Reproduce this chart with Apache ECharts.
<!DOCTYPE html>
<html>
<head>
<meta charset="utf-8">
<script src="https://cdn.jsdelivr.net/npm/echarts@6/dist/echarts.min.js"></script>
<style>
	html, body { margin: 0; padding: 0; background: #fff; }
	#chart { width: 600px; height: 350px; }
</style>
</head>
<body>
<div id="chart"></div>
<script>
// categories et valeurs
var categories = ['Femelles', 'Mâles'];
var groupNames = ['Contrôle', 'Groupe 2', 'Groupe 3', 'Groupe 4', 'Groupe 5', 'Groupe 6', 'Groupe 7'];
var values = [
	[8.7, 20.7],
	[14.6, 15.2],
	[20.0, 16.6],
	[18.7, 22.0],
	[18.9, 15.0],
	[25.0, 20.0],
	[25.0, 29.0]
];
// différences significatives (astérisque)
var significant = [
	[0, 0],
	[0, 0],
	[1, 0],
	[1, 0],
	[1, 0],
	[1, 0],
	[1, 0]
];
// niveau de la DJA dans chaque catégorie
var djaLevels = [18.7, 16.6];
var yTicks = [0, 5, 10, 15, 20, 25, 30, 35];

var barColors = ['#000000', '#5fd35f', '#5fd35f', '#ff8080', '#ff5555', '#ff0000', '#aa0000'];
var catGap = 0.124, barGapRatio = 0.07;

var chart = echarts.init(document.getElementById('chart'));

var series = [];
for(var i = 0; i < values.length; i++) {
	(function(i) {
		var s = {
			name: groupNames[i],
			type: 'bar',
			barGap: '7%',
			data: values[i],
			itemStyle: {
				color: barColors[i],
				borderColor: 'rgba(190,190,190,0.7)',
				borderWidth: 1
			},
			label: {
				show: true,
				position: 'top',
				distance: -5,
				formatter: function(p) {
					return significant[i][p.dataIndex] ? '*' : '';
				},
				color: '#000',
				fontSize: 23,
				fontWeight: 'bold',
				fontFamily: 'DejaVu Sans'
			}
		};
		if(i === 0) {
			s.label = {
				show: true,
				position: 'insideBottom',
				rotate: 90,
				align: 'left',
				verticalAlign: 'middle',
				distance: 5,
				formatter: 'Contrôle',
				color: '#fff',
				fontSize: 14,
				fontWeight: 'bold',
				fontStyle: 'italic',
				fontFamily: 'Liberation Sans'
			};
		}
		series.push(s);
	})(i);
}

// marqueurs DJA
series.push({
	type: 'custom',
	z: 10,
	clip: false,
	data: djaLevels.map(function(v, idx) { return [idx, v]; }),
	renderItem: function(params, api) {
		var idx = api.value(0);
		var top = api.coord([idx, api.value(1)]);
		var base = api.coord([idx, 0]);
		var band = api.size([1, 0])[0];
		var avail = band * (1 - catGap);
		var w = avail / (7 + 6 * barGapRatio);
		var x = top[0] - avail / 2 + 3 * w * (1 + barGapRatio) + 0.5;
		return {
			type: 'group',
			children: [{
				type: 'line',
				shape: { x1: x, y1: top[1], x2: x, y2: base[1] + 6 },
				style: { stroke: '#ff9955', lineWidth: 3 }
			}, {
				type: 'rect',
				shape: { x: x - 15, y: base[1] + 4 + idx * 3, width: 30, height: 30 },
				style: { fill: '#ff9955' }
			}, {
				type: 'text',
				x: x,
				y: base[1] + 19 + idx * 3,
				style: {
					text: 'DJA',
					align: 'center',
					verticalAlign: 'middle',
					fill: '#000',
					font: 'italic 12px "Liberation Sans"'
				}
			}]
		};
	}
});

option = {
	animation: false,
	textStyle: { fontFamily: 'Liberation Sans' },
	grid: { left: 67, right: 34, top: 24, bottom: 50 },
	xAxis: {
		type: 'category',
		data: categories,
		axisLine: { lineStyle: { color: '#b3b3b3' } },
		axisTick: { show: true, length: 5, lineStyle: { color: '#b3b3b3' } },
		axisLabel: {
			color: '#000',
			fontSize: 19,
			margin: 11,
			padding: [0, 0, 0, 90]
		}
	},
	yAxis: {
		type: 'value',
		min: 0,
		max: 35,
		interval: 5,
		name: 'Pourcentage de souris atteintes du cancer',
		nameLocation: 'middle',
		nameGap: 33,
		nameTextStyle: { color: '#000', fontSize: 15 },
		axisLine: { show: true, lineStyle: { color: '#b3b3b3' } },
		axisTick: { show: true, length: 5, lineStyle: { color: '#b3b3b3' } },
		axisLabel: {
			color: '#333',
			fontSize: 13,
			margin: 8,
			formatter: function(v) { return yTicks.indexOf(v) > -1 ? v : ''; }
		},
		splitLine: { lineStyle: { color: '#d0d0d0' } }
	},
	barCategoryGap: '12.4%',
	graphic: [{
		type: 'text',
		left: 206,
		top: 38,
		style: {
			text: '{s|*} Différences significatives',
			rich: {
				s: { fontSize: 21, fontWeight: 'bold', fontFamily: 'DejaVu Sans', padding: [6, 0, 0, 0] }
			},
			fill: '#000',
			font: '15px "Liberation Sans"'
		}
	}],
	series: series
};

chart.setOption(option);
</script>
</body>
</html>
────────────────────────────────────────
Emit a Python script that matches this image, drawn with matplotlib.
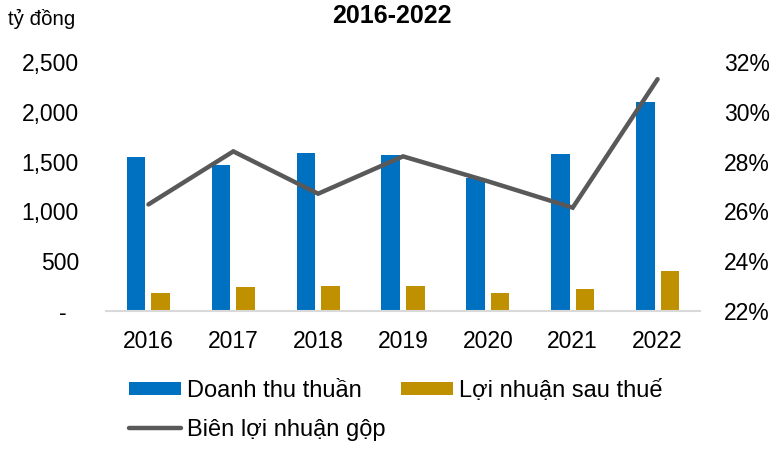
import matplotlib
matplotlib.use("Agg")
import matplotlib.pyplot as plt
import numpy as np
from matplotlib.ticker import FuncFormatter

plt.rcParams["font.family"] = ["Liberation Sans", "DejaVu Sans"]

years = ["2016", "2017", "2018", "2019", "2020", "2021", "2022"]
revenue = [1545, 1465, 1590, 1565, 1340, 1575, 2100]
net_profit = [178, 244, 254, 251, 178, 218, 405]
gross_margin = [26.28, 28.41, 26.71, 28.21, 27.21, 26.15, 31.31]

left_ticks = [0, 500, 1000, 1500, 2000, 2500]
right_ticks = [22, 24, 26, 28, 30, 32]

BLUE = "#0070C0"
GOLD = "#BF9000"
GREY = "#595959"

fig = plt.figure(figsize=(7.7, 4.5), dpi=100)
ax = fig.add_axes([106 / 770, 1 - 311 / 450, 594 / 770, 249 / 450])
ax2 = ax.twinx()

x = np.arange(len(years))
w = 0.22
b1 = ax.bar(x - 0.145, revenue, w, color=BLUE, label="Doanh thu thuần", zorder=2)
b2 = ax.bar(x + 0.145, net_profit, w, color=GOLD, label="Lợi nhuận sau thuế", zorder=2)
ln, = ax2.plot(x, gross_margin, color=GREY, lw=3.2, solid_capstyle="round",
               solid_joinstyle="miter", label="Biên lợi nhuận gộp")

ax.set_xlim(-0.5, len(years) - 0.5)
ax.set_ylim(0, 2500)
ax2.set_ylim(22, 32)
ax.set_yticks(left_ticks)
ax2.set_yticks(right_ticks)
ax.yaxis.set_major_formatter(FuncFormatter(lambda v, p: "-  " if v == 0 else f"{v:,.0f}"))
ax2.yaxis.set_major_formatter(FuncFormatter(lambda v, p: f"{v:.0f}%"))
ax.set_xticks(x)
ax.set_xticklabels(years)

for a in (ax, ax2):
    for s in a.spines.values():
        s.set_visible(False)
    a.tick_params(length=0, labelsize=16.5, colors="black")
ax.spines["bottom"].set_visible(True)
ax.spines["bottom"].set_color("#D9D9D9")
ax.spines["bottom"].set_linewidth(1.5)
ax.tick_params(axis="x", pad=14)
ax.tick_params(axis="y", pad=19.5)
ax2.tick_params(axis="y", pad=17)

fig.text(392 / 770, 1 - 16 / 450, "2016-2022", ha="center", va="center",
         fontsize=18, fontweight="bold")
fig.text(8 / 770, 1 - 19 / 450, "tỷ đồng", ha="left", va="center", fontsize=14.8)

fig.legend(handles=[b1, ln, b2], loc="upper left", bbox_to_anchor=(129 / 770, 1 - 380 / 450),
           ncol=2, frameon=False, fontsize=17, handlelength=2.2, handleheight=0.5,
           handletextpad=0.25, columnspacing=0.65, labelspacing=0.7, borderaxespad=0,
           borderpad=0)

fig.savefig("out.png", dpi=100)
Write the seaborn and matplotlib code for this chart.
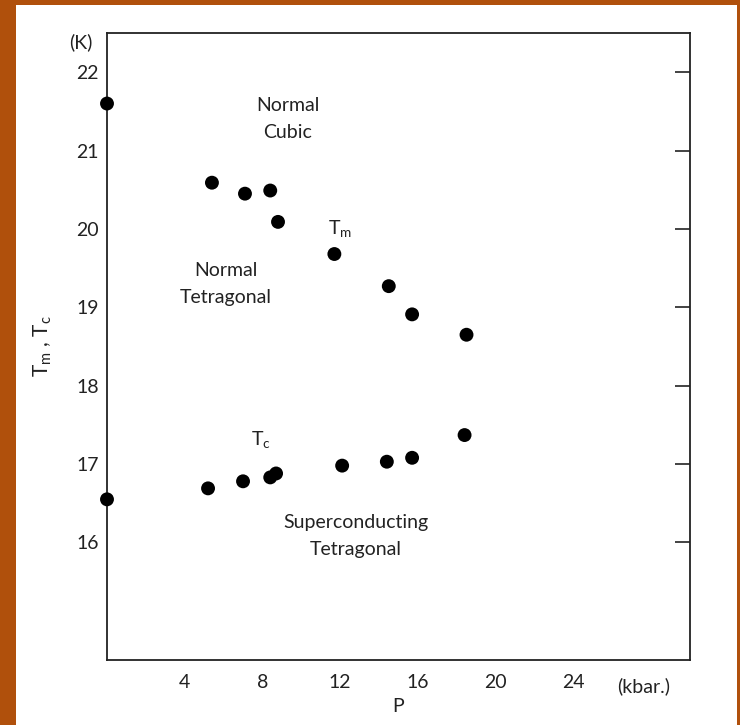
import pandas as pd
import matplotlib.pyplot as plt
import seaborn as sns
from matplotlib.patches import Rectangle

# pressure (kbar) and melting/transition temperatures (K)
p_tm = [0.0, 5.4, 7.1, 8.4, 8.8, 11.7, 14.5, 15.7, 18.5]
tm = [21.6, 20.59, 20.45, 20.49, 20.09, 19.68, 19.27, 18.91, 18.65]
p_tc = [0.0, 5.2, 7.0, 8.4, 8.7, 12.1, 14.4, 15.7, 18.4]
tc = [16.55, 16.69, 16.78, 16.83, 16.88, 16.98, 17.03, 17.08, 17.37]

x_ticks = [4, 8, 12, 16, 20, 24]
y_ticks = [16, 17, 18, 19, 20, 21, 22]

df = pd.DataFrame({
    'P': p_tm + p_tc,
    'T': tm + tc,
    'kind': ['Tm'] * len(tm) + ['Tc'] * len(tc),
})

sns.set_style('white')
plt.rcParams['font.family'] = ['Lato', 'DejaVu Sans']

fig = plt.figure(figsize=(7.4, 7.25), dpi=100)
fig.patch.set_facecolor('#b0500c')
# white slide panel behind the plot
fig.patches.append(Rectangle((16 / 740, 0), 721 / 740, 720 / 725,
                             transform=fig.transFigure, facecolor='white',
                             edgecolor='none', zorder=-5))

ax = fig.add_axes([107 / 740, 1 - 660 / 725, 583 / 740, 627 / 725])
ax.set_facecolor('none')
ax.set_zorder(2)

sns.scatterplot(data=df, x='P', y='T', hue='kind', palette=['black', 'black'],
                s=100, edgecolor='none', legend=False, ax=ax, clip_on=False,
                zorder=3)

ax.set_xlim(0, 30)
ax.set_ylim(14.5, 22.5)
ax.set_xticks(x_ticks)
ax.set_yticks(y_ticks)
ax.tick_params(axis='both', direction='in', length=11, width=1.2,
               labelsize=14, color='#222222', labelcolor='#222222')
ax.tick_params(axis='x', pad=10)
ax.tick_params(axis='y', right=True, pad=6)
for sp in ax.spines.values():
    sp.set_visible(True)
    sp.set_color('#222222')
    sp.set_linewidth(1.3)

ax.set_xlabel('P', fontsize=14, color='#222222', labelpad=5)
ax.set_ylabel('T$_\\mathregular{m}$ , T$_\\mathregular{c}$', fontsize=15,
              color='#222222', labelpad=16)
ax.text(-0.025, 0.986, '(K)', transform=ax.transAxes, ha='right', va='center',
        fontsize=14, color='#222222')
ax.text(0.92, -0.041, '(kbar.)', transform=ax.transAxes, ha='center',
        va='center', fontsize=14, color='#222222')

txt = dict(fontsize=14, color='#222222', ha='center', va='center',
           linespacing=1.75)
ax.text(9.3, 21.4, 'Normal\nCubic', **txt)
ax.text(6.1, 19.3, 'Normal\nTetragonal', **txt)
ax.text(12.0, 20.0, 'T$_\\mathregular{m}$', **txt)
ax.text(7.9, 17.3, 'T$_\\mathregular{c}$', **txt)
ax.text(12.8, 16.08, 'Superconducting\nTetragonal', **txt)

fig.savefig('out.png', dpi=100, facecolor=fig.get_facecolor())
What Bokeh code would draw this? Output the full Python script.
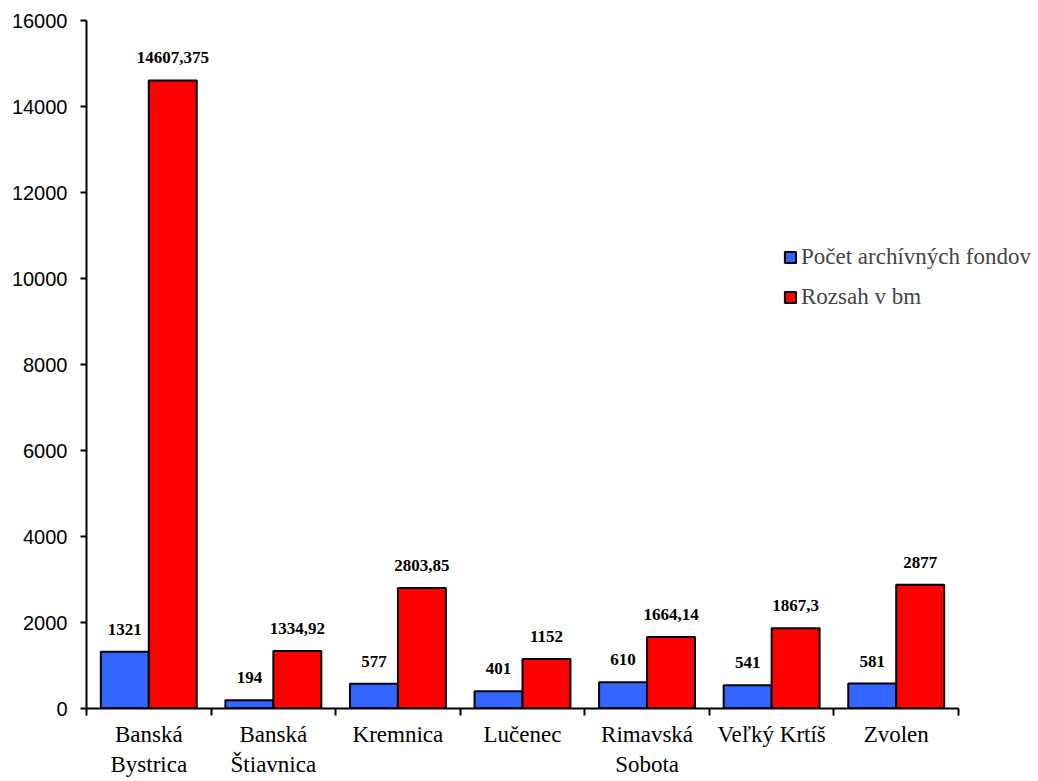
────────────────────────────────────────
WHAT IS EXPECTED » Select all lines with the word "this" from the entries above.

TASK ANSWER »
Reproduce this chart with Apache ECharts.
Emit a Python script that matches this image, drawn with matplotlib.
Write the seaborn and matplotlib code for this chart.
What Bokeh code would draw this? Output the full Python script.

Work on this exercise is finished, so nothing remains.